‘El señor Norris cambia de tren’, de Christopher Isherwood
Por Ricardo Martínez Llorca
El señor Norris cambia de tren
Christopher Isherwood
Traducción de Dolores Payás
Acantilado
Barcelona, 2016
260 páginas
Conocido por Cabaret, esa película con número musicales pero que no es un musical, esa genial obra cinematográfica, por la relación de Cabaret con Adiós a Berlín, Christopher Isherwood (Chesire, 1904 – Santa Mónica, 1986) vuelve a mostrar su preocupación por el mismo tiempo y el mismo lugar vividos en esta novela tan bien fabricada. Si no nos precipitamos, lo primero que debemos aclarar es que el parecido entre Cabaret y el libro en el que se inspira, Adiós a Berlín, es el mismo que el que existe entre un huevo y una castaña. En realidad, ambos reflejan lo mismo. Pero no coinciden ni en la estructura ni en los episodios. De hecho, hay más de lo que sería la biografía de Isherwood en Cabaret que en Adiós a Berlín.

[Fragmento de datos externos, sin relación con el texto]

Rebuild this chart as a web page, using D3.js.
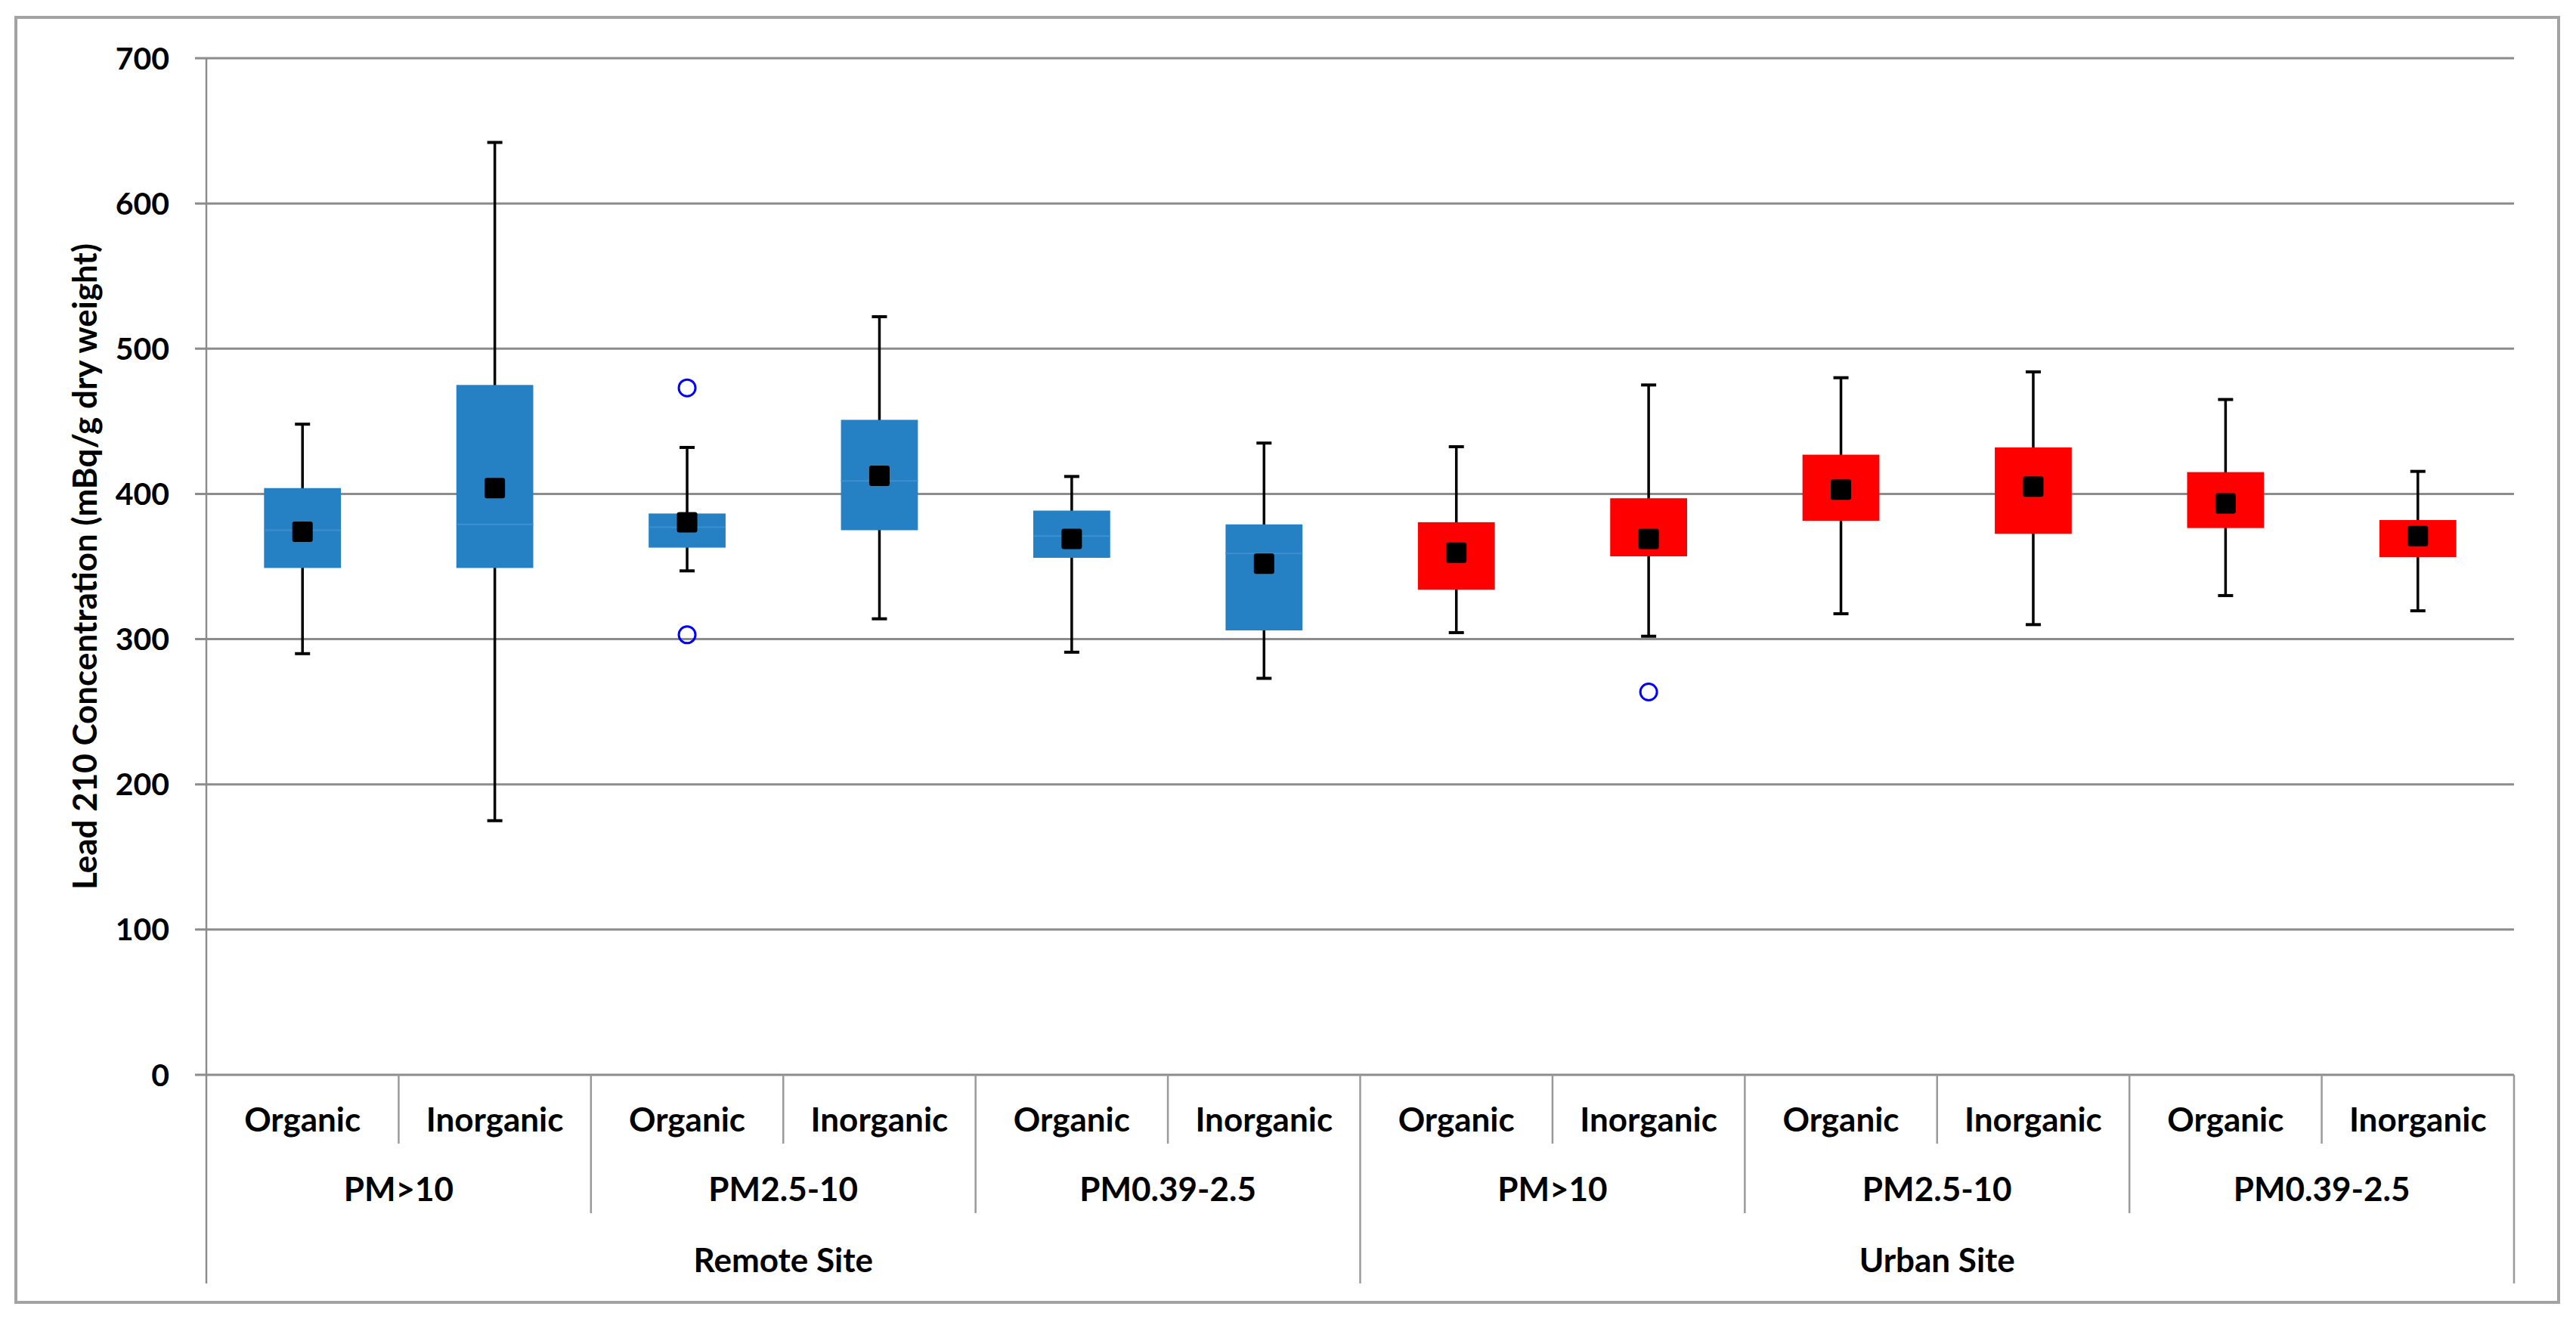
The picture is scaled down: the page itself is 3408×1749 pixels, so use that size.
<!DOCTYPE html>
<html>
<head>
<meta charset="utf-8">
<script src="https://cdn.jsdelivr.net/npm/d3@7"></script>
<style>
  html, body { margin: 0; padding: 0; background: #ffffff; }
  svg { display: block; }
  text { font-family: Lato, "Open Sans", sans-serif; font-weight: 700; fill: #000; }
</style>
</head>
<body>
<svg id="chart" width="3408" height="1749"></svg>
<script>
// ---- data ----
const categories = ["Organic","Inorganic","Organic","Inorganic","Organic","Inorganic",
                    "Organic","Inorganic","Organic","Inorganic","Organic","Inorganic"];
const sizeGroups = ["PM>10","PM2.5-10","PM0.39-2.5","PM>10","PM2.5-10","PM0.39-2.5"];
const sites = ["Remote Site","Urban Site"];
const siteOfBox = [0,0,0,0,0,0,1,1,1,1,1,1];
const q1     = [349, 349, 363, 375, 356, 306, 334, 357, 381.5, 372.5, 376.5, 356.5];
const q3     = [404, 475, 386.5, 451, 388.5, 379, 380.5, 397, 427, 432, 415, 382];
const median = [375, 379, 377, 409, 371, 359, null, null, null, null, null, null];
const means  = [374, 404, 380.5, 412.5, 369, 352, 359.5, 369, 403, 405, 393.5, 371];
const whiskerLow  = [290, 175, 347, 314, 291, 273, 304.5, 302, 317.5, 310, 330, 319.5];
const whiskerHigh = [448, 642, 432, 522, 412, 435, 432.5, 475, 480, 484, 465, 415.5];
const outliers = [ {box: 2, value: 473}, {box: 2, value: 303}, {box: 7, value: 263.6} ];
const yTicks = [0, 100, 200, 300, 400, 500, 600, 700];
const yTitle = "Lead 210 Concentration (mBq/g dry weight)";
const siteColors = ["#2581C4", "#FF0000"];

(function draw() {
  const svg = d3.select("#chart");
  const pLeft = 273, pRight = 3326, pTop = 77, pBottom = 1422;
  const x = d3.scaleBand().domain(d3.range(categories.length)).range([pLeft, pRight]).padding(0);
  const y = d3.scaleLinear().domain([0, 700]).range([pBottom, pTop]);
  const bw = x.bandwidth();
  const boxW = bw * 0.4;
  const gridColor = "#8c8c8c";

  svg.append("rect").attr("width", 3408).attr("height", 1749).attr("fill", "#fff");
  // outer chart border
  svg.append("rect").attr("x", 21).attr("y", 23).attr("width", 3364).attr("height", 1700)
    .attr("fill", "none").attr("stroke", "#a3a3a3").attr("stroke-width", 4);

  // gridlines + tick marks
  svg.append("g").selectAll("line").data(yTicks).join("line")
    .attr("x1", pLeft - 15).attr("x2", pRight)
    .attr("y1", d => y(d)).attr("y2", d => y(d))
    .attr("stroke", gridColor).attr("stroke-width", 3);

  // y tick labels
  svg.append("g").selectAll("text").data(yTicks).join("text")
    .attr("x", 224).attr("y", d => y(d) + 14.5)
    .attr("text-anchor", "end").attr("font-size", 41)
    .text(d => d);

  // y axis line
  svg.append("line").attr("x1", pLeft).attr("x2", pLeft).attr("y1", pTop).attr("y2", 1698)
    .attr("stroke", gridColor).attr("stroke-width", 2.5);

  // category separators (multi-level)
  const bounds = d3.range(1, categories.length + 1);
  svg.append("g").selectAll("line").data(bounds).join("line")
    .attr("x1", d => d < categories.length ? x(d) : pRight)
    .attr("x2", d => d < categories.length ? x(d) : pRight)
    .attr("y1", pBottom)
    .attr("y2", d => d % 6 === 0 ? 1698 : (d % 2 === 0 ? 1605 : 1513))
    .attr("stroke", "#9a9a9a").attr("stroke-width", 2.5);

  // level 1 labels
  svg.append("g").selectAll("text").data(categories).join("text")
    .attr("x", (d, i) => x(i) + bw / 2).attr("y", 1497)
    .attr("text-anchor", "middle").attr("font-size", 44)
    .text(d => d);
  // level 2 labels
  svg.append("g").selectAll("text").data(sizeGroups).join("text")
    .attr("x", (d, i) => x(i * 2) + bw).attr("y", 1589)
    .attr("text-anchor", "middle").attr("font-size", 44)
    .text(d => d);
  // level 3 labels
  svg.append("g").selectAll("text").data(sites).join("text")
    .attr("x", (d, i) => x(i * 6) + bw * 3).attr("y", 1683)
    .attr("text-anchor", "middle").attr("font-size", 44)
    .text(d => d);

  // y axis title
  svg.append("text")
    .attr("transform", `translate(128, ${(pTop + pBottom) / 2}) rotate(-90)`)
    .attr("text-anchor", "middle").attr("font-size", 44)
    .text(yTitle);

  // ---- boxes ----
  const idx = d3.range(categories.length);
  const cx = i => x(i) + bw / 2;
  const g = svg.append("g");

  // whisker stems
  g.selectAll("line.stem").data(idx).join("line").attr("class", "stem")
    .attr("x1", cx).attr("x2", cx)
    .attr("y1", i => y(whiskerLow[i])).attr("y2", i => y(whiskerHigh[i]))
    .attr("stroke", "#000").attr("stroke-width", 3.5);
  // caps
  ["low", "high"].forEach(k => {
    const arr = k === "low" ? whiskerLow : whiskerHigh;
    g.selectAll("line.cap-" + k).data(idx).join("line").attr("class", "cap-" + k)
      .attr("x1", i => cx(i) - 10).attr("x2", i => cx(i) + 10)
      .attr("y1", i => y(arr[i])).attr("y2", i => y(arr[i]))
      .attr("stroke", "#000").attr("stroke-width", 4);
  });
  // boxes
  g.selectAll("rect.box").data(idx).join("rect").attr("class", "box")
    .attr("x", i => cx(i) - boxW / 2).attr("width", boxW)
    .attr("y", i => y(q3[i])).attr("height", i => y(q1[i]) - y(q3[i]))
    .attr("fill", i => siteColors[siteOfBox[i]]);
  // medians (faint)
  g.selectAll("line.med").data(idx.filter(i => median[i] != null)).join("line").attr("class", "med")
    .attr("x1", i => cx(i) - boxW / 2).attr("x2", i => cx(i) + boxW / 2)
    .attr("y1", i => y(median[i])).attr("y2", i => y(median[i]))
    .attr("stroke", "#3d90cd").attr("stroke-width", 2);
  // means
  g.selectAll("rect.mean").data(idx).join("rect").attr("class", "mean")
    .attr("x", i => cx(i) - 13.5).attr("y", i => y(means[i]) - 13.5)
    .attr("width", 27).attr("height", 27).attr("rx", 3)
    .attr("fill", "#000");
  // outliers
  g.selectAll("circle.out").data(outliers).join("circle").attr("class", "out")
    .attr("cx", d => cx(d.box)).attr("cy", d => y(d.value)).attr("r", 11)
    .attr("fill", "none").attr("stroke", "#0000FF").attr("stroke-width", 3);
})();
</script>
</body>
</html>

Pero en el libro se refleja mejor el caos de la vida ya moderna y ya estigmatizada, hasta el punto que la mayoría de la población de una ciudad que Ishewood adora, opta por el nazismo. Si bien, todo hay que decirlo, en ese momento el pueblo no vivía el nazismo como la forma de crueldad que nosotros hemos heredado de nuestros mayores. Para ellos era una salvación, un recurso, un último aliento, una raíz de árbol a la que agarrarse mientras se cae al precipicio.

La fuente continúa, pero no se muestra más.